Resistência e existência
Nos primeiros anos de estudo em São Paulo, Isla passou a trabalhar como monitora da Sala dos Estudantes da Faculdade de Direito da USP e, a partir do segundo período, começou a estagiar em escritórios de advocacia. Ela conta que, mesmo hoje, a “ficha ainda não caiu”, por ser resultado de políticas públicas consideradas por ela como “eficazes e imprescindíveis”.
“Já se passaram cinco anos de que tudo isso aconteceu. Agora, vou me tornar bacharela em Direito por uma das melhores Universidades Públicas da América Latina. Não importa o que aconteça, eu nunca me esquecerei de onde vim e de quem acreditou em mim: sou o resultado de políticas públicas. Nós resistimos e, hoje, galgamos novas possibilidades de existência”, destaca.

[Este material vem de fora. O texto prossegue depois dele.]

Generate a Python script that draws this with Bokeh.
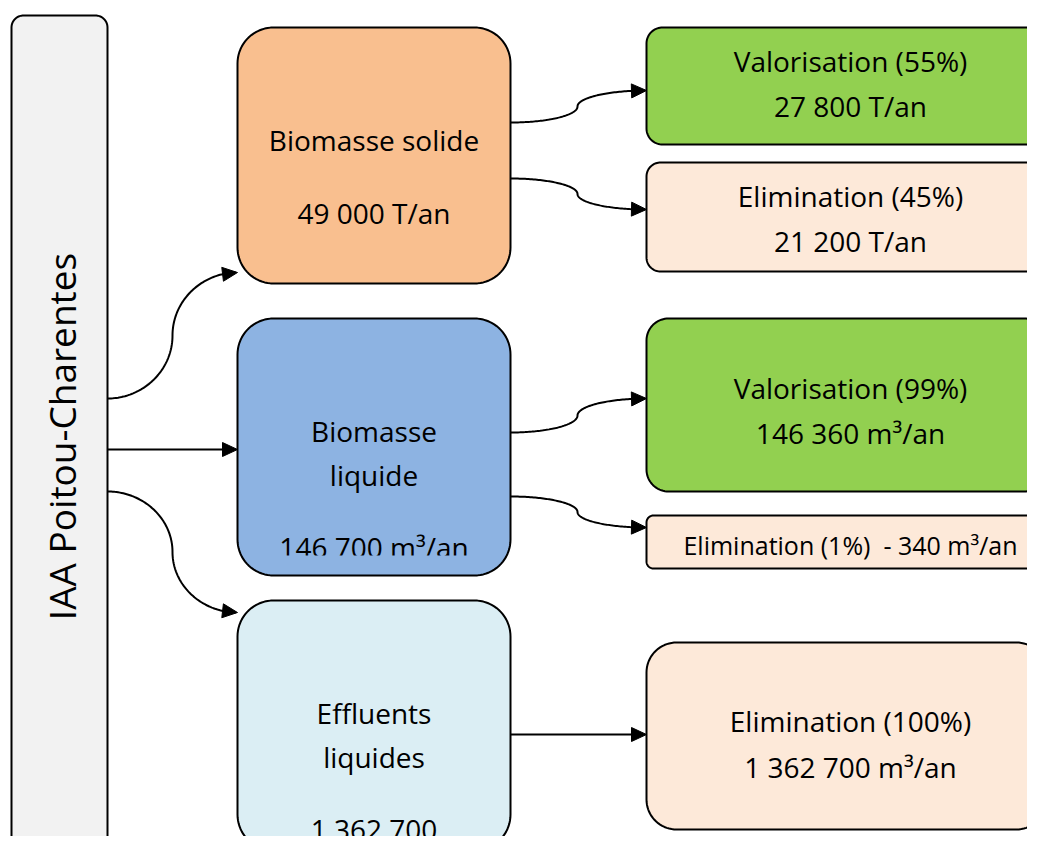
import numpy as np
from bokeh.plotting import figure
from bokeh.models import Range1d
from bokeh.core.properties import value
from bokeh.embed import file_html
from bokeh.resources import INLINE

# ---------------- data ----------------
source_label = "IAA Poitou-Charentes"
stream_lines = [["Biomasse solide"], ["Biomasse", "liquide"], ["Effluents", "liquides"]]
stream_quantities = ["49 000 T/an", "146 700 m³/an", "1 362 700"]
outcome_labels = ["Valorisation (55%)", "Elimination (45%)", "Valorisation (99%)",
                  "Elimination (1%)\u00a0 - 340 m³/an", "Elimination (100%)"]
outcome_quantities = ["27 800 T/an", "21 200 T/an", "146 360 m³/an", "", "1 362 700 m³/an"]
outcome_kind = ["valorisation", "elimination", "valorisation", "elimination", "elimination"]
outcome_stream = [0, 0, 1, 1, 2]

# ---------------- layout (page pixel coords, y down) ----------------
FONT = value("Open Sans")
TEXT_DY = -2
src_box = (11, 15, 107, 850, 12)
src_text_xy = (61, 436)
stream_x = (237, 510)
stream_y = [(27, 283), (318, 575), (600, 850)]
stream_r = 36
stream_line_y = [[141], [432, 476], [714, 758]]
stream_qty_y = [214, 548, 830]
stream_clip_y = [None, 555, 836]
stream_fill = ["#F9BF8F", "#8DB3E2", "#DBEEF4"]
out_x = (646, 1046)
out_y = [(27, 144), (162, 271), (318, 491), (515, 568), (642, 829)]
out_r = [16, 14, 22, 7, 30]
out_label_y = [62, 197, 389, 546, 722]
out_qty_y = [107, 242, 434, None, 768]
out_font = ["28px", "28px", "28px", "25px", "28px"]
kind_fill = {"valorisation": "#92D050", "elimination": "#FDE9D9"}
src_conn_start_y = [398, 449, 491]
src_conn_end_y = [272, 449, 612]
src_conn_x = (107, 172, 237)
out_conn_start_y = [122, 178, 432, 496, 734]
out_conn_end_y = [90, 209, 398, 527, 734]
out_conn_x = (510, 577, 646)


def rrect(x0, y0, x1, y1, r, n=20):
    xs, ys = [], []
    for cx, cy, a0 in [(x1 - r, y0 + r, -np.pi / 2), (x1 - r, y1 - r, 0.0),
                       (x0 + r, y1 - r, np.pi / 2), (x0 + r, y0 + r, np.pi)]:
        t = np.linspace(a0, a0 + np.pi / 2, n)
        xs.extend(cx + r * np.cos(t))
        ys.extend(cy + r * np.sin(t))
    return list(xs), list(ys)


def clip_below(xs, ys, c):
    out_x, out_y = [], []
    n = len(xs)
    for i in range(n):
        ax, ay = xs[i - 1], ys[i - 1]
        bx, by = xs[i], ys[i]
        a_in, b_in = ay >= c, by >= c
        if b_in:
            if not a_in:
                t = (c - ay) / (by - ay)
                out_x.append(ax + t * (bx - ax)); out_y.append(c)
            out_x.append(bx); out_y.append(by)
        elif a_in:
            t = (c - ay) / (by - ay)
            out_x.append(ax + t * (bx - ax)); out_y.append(c)
    return out_x, out_y


def connector(sx, sy, mx, ex, ey, k=0.55, n=60):
    if sy == ey:
        return np.array([sx, ex], float), np.array([sy, ey], float)
    my = (sy + ey) / 2.0
    t = np.linspace(0, 1, n)[:, None]

    def cub(p0, p1, p2, p3):
        p0, p1, p2, p3 = map(np.array, (p0, p1, p2, p3))
        return ((1 - t) ** 3) * p0 + 3 * ((1 - t) ** 2) * t * p1 + 3 * (1 - t) * t ** 2 * p2 + t ** 3 * p3
    s1 = cub((sx, sy), (sx + k * (mx - sx), sy), (mx, my + k * (sy - my)), (mx, my))
    s2 = cub((mx, my), (mx, my + k * (ey - my)), (ex - k * (ex - mx), ey), (ex, ey))
    pts = np.vstack([s1, s2[1:]])
    return pts[:, 0], pts[:, 1]


def arrowhead(xs, ys, L=15, hw=7):
    tx, ty = xs[-1], ys[-1]
    d = np.hypot(xs - tx, ys - ty)
    idx = np.where(d >= L)[0]
    j = idx[-1] if len(idx) else 0
    ux, uy = tx - xs[j], ty - ys[j]
    nrm = np.hypot(ux, uy); ux, uy = ux / nrm, uy / nrm
    bx, by = tx - L * ux, ty - L * uy
    return [tx, bx - hw * uy, bx + hw * uy], [ty, by + hw * ux, by - hw * ux]


p = figure(width=1027, height=836, x_range=Range1d(0, 1027), y_range=Range1d(836, 0),
           output_backend="svg", toolbar_location=None, x_axis_location=None,
           y_axis_location=None, min_border=0, outline_line_color=None,
           background_fill_color="white", border_fill_color="white")
p.grid.visible = False

# ---------------- connectors ----------------
lines_x, lines_y, heads_x, heads_y = [], [], [], []
for sy, ey in zip(src_conn_start_y, src_conn_end_y):
    cx, cy = connector(src_conn_x[0], sy, src_conn_x[1], src_conn_x[2], ey)
    lines_x.append(list(cx[:-1]) + [cx[-1] - 6]); lines_y.append(list(cy))
    hx, hy = arrowhead(cx, cy); heads_x.append(hx); heads_y.append(hy)
for sy, ey in zip(out_conn_start_y, out_conn_end_y):
    cx, cy = connector(out_conn_x[0], sy, out_conn_x[1], out_conn_x[2], ey)
    lines_x.append(list(cx[:-1]) + [cx[-1] - 6]); lines_y.append(list(cy))
    hx, hy = arrowhead(cx, cy); heads_x.append(hx); heads_y.append(hy)
p.multi_line(lines_x, lines_y, line_color="black", line_width=2)
p.patches(heads_x, heads_y, fill_color="black", line_color="black", line_width=1)

# ---------------- boxes ----------------
outline_x, outline_y = [], []

bx, by = rrect(*src_box)
p.patch(bx, by, fill_color="#F2F2F2", line_color=None)
outline_x.append(bx); outline_y.append(by)

for i, (y0, y1) in enumerate(stream_y):
    bx, by = rrect(stream_x[0], y0, stream_x[1], y1, stream_r)
    p.patch(bx, by, fill_color=stream_fill[i], line_color=None)
    outline_x.append(bx); outline_y.append(by)

for i, (y0, y1) in enumerate(out_y):
    bx, by = rrect(out_x[0], y0, out_x[1], y1, out_r[i])
    p.patch(bx, by, fill_color=kind_fill[outcome_kind[i]], line_color=None)
    outline_x.append(bx); outline_y.append(by)

# ---------------- texts ----------------
p.text(x=[src_text_xy[0]], y=[src_text_xy[1]], text=[source_label], angle=np.pi / 2,
       text_font=FONT, text_font_size="37px", text_align="center",
       text_baseline="middle", text_color="black")

cx_stream = (stream_x[0] + stream_x[1]) / 2
for i, lines in enumerate(stream_lines):
    p.text(x=[cx_stream] * len(lines), y=[v + TEXT_DY for v in stream_line_y[i]], text=lines,
           text_font=FONT, text_font_size="28px", text_align="center",
           text_baseline="middle", text_color="black")
    p.text(x=[cx_stream], y=[stream_qty_y[i] + TEXT_DY], text=[stream_quantities[i]],
           text_font=FONT, text_font_size="28px", text_align="center",
           text_baseline="middle", text_color="black")
    if stream_clip_y[i] is not None:
        y0, y1 = stream_y[i]
        bx, by = rrect(stream_x[0], y0, stream_x[1], y1, stream_r)
        kx, ky = clip_below(bx, by, stream_clip_y[i])
        p.patch(kx, ky, fill_color=stream_fill[i], line_color=None)

cx_out = 850
for i, lab in enumerate(outcome_labels):
    p.text(x=[cx_out], y=[out_label_y[i] + TEXT_DY], text=[lab], text_font=FONT,
           text_font_size=out_font[i], text_align="center", text_baseline="middle",
           text_color="black")
    if outcome_quantities[i]:
        p.text(x=[cx_out], y=[out_qty_y[i] + TEXT_DY], text=[outcome_quantities[i]],
               text_font=FONT, text_font_size=out_font[i], text_align="center",
               text_baseline="middle", text_color="black")

p.patches(outline_x, outline_y, fill_color=None, line_color="black", line_width=2)

open("out.html", "w").write(file_html(p, INLINE))
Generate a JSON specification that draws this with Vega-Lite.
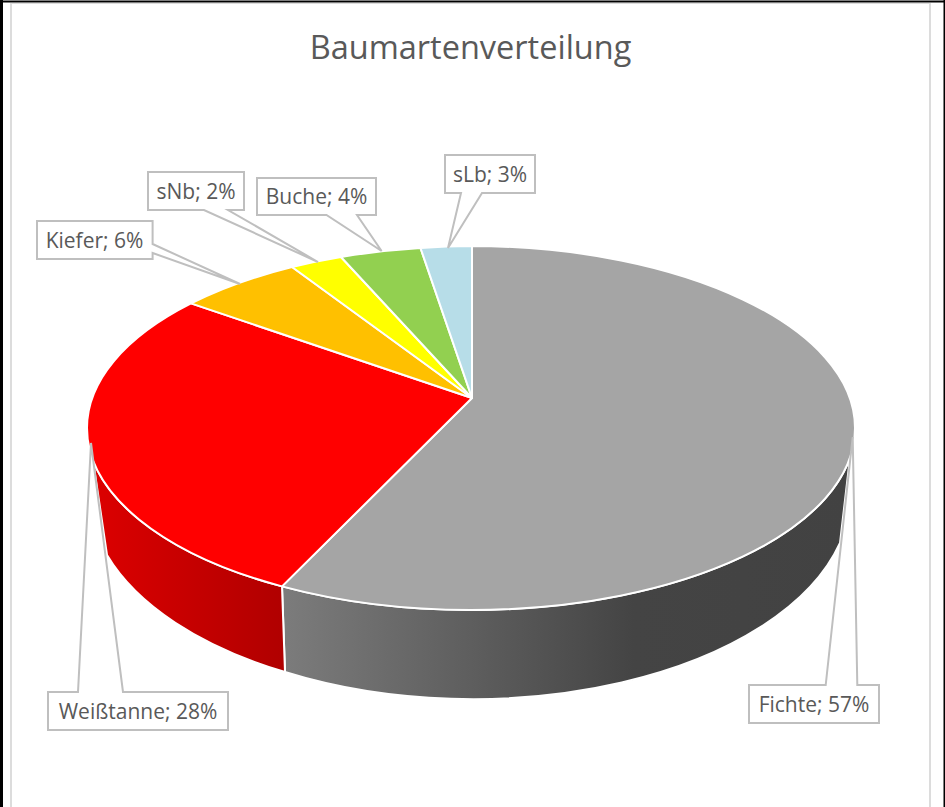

Sobre o futuro, Isla acredita que deverá seguir na carreira. “A ideia é seguir lutando e vivenciar o que de bom a carreira puder me proporcionar. Tive excelentes resultados no meu trabalho de conclusão e houve um convite para o mestrado. Também sou advogada de um dos maiores escritórios de advocacia do país, atuando na prática de Penal Empresarial, e espero seguir aprendendo com todas estas oportunidades e pessoas incríveis que conheci ao longo dos anos. Sinto que este é só o começo e espero ser só uma entre as inúmeras meninas nordestinas, negras e de baixa renda que poderão almejar a realização de seus sonhos a partir da educação. Espero direcionar a minha carreira e todo o apoio que recebi. De alguma forma, quero deixar essa porta aberta e colaborar para um futuro diferente para outras tantas meninas que são ou já foram como eu”, declara.
Nesta semana, os pais de Isla estão desembarcando em São Paulo para participar do ciclo de sua formatura. Na visão da jovem, o casal é considerado a base de toda a sua formação como pessoa e advogada. Isla Dayane afirma que, assim como os pais tem orgulho dela, espera que eles também tenham orgulho da própria história. “Devo tudo isso a eles. Acho que será um momento de não economizar nas lágrimas, e eu não poderia estar mais feliz”, emociona-se.